以下为一个使用block级的基数排序的例子：

#include <cstdio>
#include <cub/cub.cuh>

//
// Block级的基数排序（aka只能排序同个block的数据）
//
template<int BLOCK_THREADS, int ITEMS_PER_THREAD>
__global__ void BlockSortKernel(int *d_in, int *d_out)
{
    // 使用using缩写需要用到的cub函数（类）
    using BlockLoadT = cub::BlockLoad<
            int, BLOCK_THREADS, ITEMS_PER_THREAD, cub::BLOCK_LOAD_TRANSPOSE>;
    using BlockStoreT = cub::BlockStore<
            int, BLOCK_THREADS, ITEMS_PER_THREAD, cub::BLOCK_STORE_TRANSPOSE>;
    using BlockRadixSortT = cub::BlockRadixSort<
            int, BLOCK_THREADS, ITEMS_PER_THREAD>;

    // block级的cub函数需要某种shared memory来作为临时变量，这里使用union来让不同的cub函数复用
    __shared__ union
    {
        typename BlockLoadT::TempStorage load;
        typename BlockStoreT::TempStorage store;
        typename BlockRadixSortT::TempStorage sort;
    } temp_storage;

    // 使用cub的block级的load函数读取数据到thread的数组里
    int thread_keys[ITEMS_PER_THREAD];
    int block_offset = blockIdx.x * (BLOCK_THREADS * ITEMS_PER_THREAD);
    BlockLoadT(temp_storage.load).Load(d_in + block_offset, thread_keys);

    __syncthreads();        // 因为要重用临时的shared变量，需要同步，下同

    // block级基数排序，如果原先每个thread里的数据分别为：[1,4,6],[8,7,3],[9,4,7]，排序过后就会变为：[1,3,4],[4,6,7],[7,8,9]
    BlockRadixSortT(temp_storage.sort).Sort(thread_keys);

    __syncthreads();        // 临时变量重用所需

    // 使用cub的block级别的保存函数把数据输出到实参数组里
    BlockStoreT(temp_storage.store).Store(d_out + block_offset, thread_keys);
}

int main()
{
    int *in_d, *out_d;
    static const int n = 128 * 16;
    cudaMallocManaged(&in_d, sizeof(int) * n);
    cudaMallocManaged(&out_d, sizeof(int) * n);

    for (auto i = 0; i < n; i++)
        in_d[i] = n - i;

    BlockSortKernel<128, 16><<<1, 128>>>(in_d, out_d); //需要注意每个thread的线程数和cub函数里设置的线程数（在本例子中使用模板参数传入）应该保持一致，因为cub本质上也是给手写的方法包一层，并不会凭空增加或减少内存
    cudaDeviceSynchronize();

    for (auto i = 0; i < n; i++)
        printf("%d ", out_d[i]);
    cudaFree(in_d);
    cudaFree(out_d);
    return 0;
}

CUB食用方法

CUB 方法分类

CUB方法分为四层，分别是thread级、warp级、block级与device级。
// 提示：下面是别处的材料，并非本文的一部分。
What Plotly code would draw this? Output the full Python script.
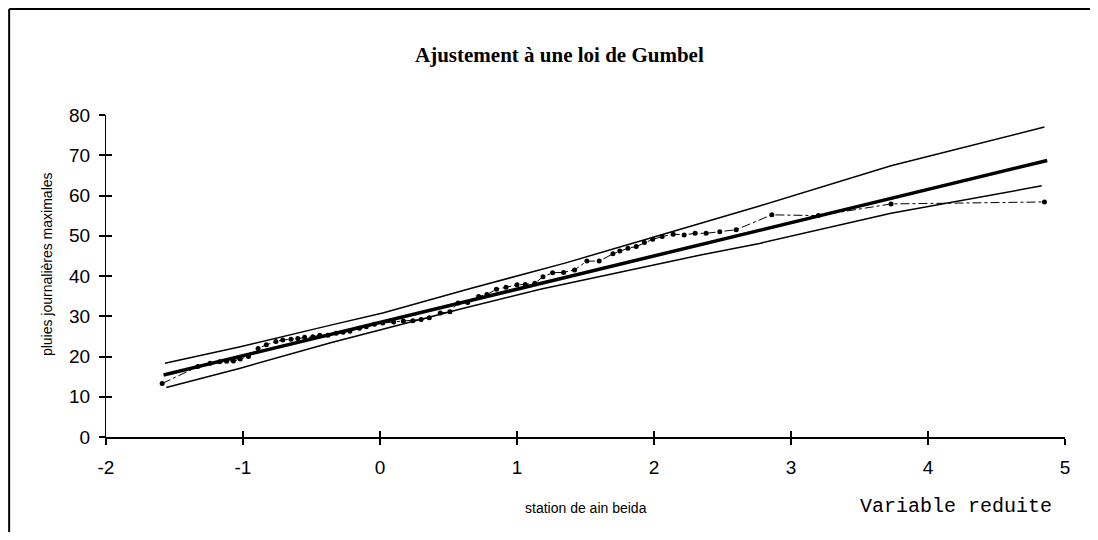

一般来说，thread级的函数是内部实现使用的，不会作为API暴露出来。

下表展示了各个层级方法的特点:

层级	合作调用	并行执行	最大线程数	结果存于
thread	-	-	1	该线程
warp	+	+	32	第一个线程
block	+	+	1024	第一个线程
device	-	+	$\infty$	全局内存

表中，合作调用指的是某个方法是否会一次性调用一大堆。比如说warp级与block级的方法，本质上都是每个thread都要执行某些函数并合作完成这个方法（一个典型例子为block级的归并排序，每个thread都要完成自己thread的内部归并，再一层层把结果归并到第一个thread上）。调用device层级的方法就像调用了一个cuda核函数，不太可能一次性调用多个（多流情况暂不考虑）。

并行执行为字面义，指某个方法是否为并行的。对于thread级的方法，显然其是串行执行的（比如说thread级的reduce，就是某个线程把值从头加到尾（和的reduce））。

结果存于第一个线程指的是对于warp和block层级的方法，其第一个线程拿的变量才代表真正的结果（一个典型的例子是shuffle_down，显然结果会被规约到第一个线程）。对于device层级的方法，其结果会被作为一个实参输出出来（这个实参会被先放到全局显存中，调用者再自行选择是否cudaMemcpy到host）。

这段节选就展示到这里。